- [Data shown]
━━━━━━━━━━━━━━━━━━━━
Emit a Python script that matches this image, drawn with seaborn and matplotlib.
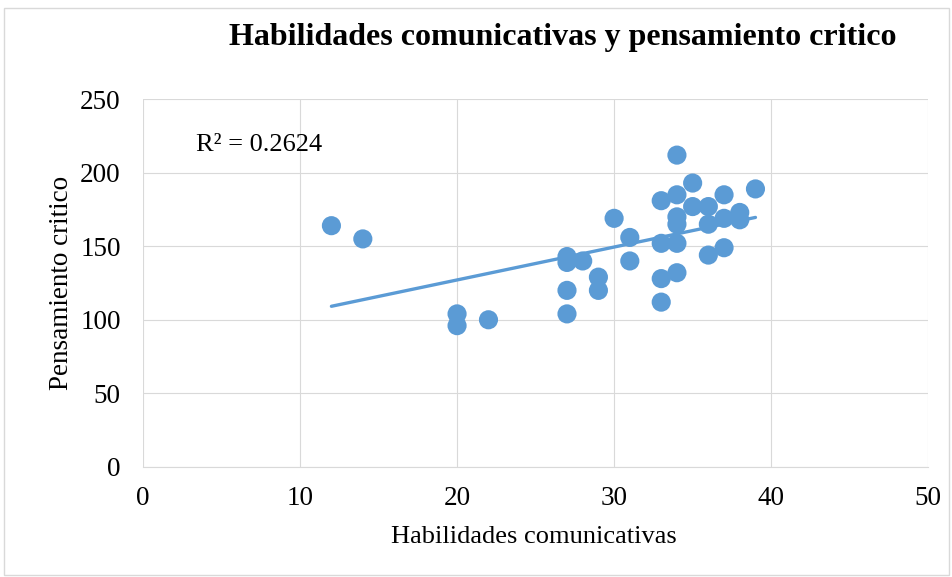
import numpy as np
import pandas as pd
import matplotlib
matplotlib.use("Agg")
import matplotlib.pyplot as plt
import seaborn as sns
from matplotlib.patches import Rectangle

# datos
habilidades = [12, 14, 20, 20, 22, 27, 27, 27, 27, 28, 29, 29, 30, 31, 31,
               33, 33, 33, 33, 34, 34, 34, 34, 34, 34, 35, 35, 36, 36, 36,
               37, 37, 37, 38, 38, 39]
pensamiento = [164, 155, 104, 96, 100, 143, 139, 120, 104, 140, 129, 120, 169, 156, 140,
               181, 152, 128, 112, 212, 185, 170, 165, 152, 132, 193, 177, 177, 165, 144,
               185, 169, 149, 173, 168, 189]
r2_label = "R² = 0.2624"

df = pd.DataFrame({"x": habilidades, "y": pensamiento})

sns.set_style("whitegrid", {"grid.color": "#D9D9D9", "text.color": "black",
                            "xtick.color": "black", "ytick.color": "black"})
plt.rcParams["font.family"] = ["Liberation Serif", "DejaVu Serif"]

azul = "#5B9BD5"
fig = plt.figure(figsize=(9.53, 5.77), dpi=100)
ax = fig.add_axes([0.150, 0.191, 0.824, 0.637])

sns.regplot(data=df, x="x", y="y", ax=ax, ci=None,
            scatter_kws={"s": 190, "color": azul, "edgecolor": "none", "alpha": 1, "zorder": 3},
            line_kws={"color": azul, "lw": 2.4, "zorder": 4})

ax.set_xlim(0, 50)
ax.set_ylim(0, 250)
ax.set_xticks(range(0, 51, 10))
ax.set_yticks(range(0, 251, 50))
ax.tick_params(labelsize=19.5, length=0, labelcolor="black")
ax.tick_params(axis="x", pad=14)
ax.tick_params(axis="y", pad=16)
for s in ["top", "right", "left"]:
    ax.spines[s].set_visible(False)
ax.spines["bottom"].set_color("#D9D9D9")
ax.set_xlabel("")
ax.set_ylabel("")

ax.text(3.4, 219, r2_label, fontsize=19, va="center", ha="left", color="black")

fig.text(563 / 953, 1 - 37 / 577, "Habilidades comunicativas y pensamiento critico",
         fontsize=23, fontweight="bold", ha="center", va="center", color="black")
fig.text(534 / 953, 1 - 537 / 577, "Habilidades comunicativas",
         fontsize=19, ha="center", va="center", color="black")
fig.text(62 / 953, 1 - 283 / 577, "Pensamiento critico",
         fontsize=19.5, ha="center", va="center", rotation=90, color="black")

fig.patches.append(Rectangle((0.004, 0.004), 0.992, 0.982, transform=fig.transFigure,
                             fill=False, edgecolor="#D9D9D9", lw=1))

fig.savefig("out.png", dpi=100)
━━━━━━━━━━━━━━━━━━━━
- [Given instruction] Repeat only the lines from the beginning of the material through the line containing "from matplotlib.patches import Rectangle", both ends kept, leaving pictures out.

- [In response]
Emit a Python script that matches this image, drawn with seaborn and matplotlib.
import numpy as np
import pandas as pd
import matplotlib
matplotlib.use("Agg")
import matplotlib.pyplot as plt
import seaborn as sns
from matplotlib.patches import Rectangle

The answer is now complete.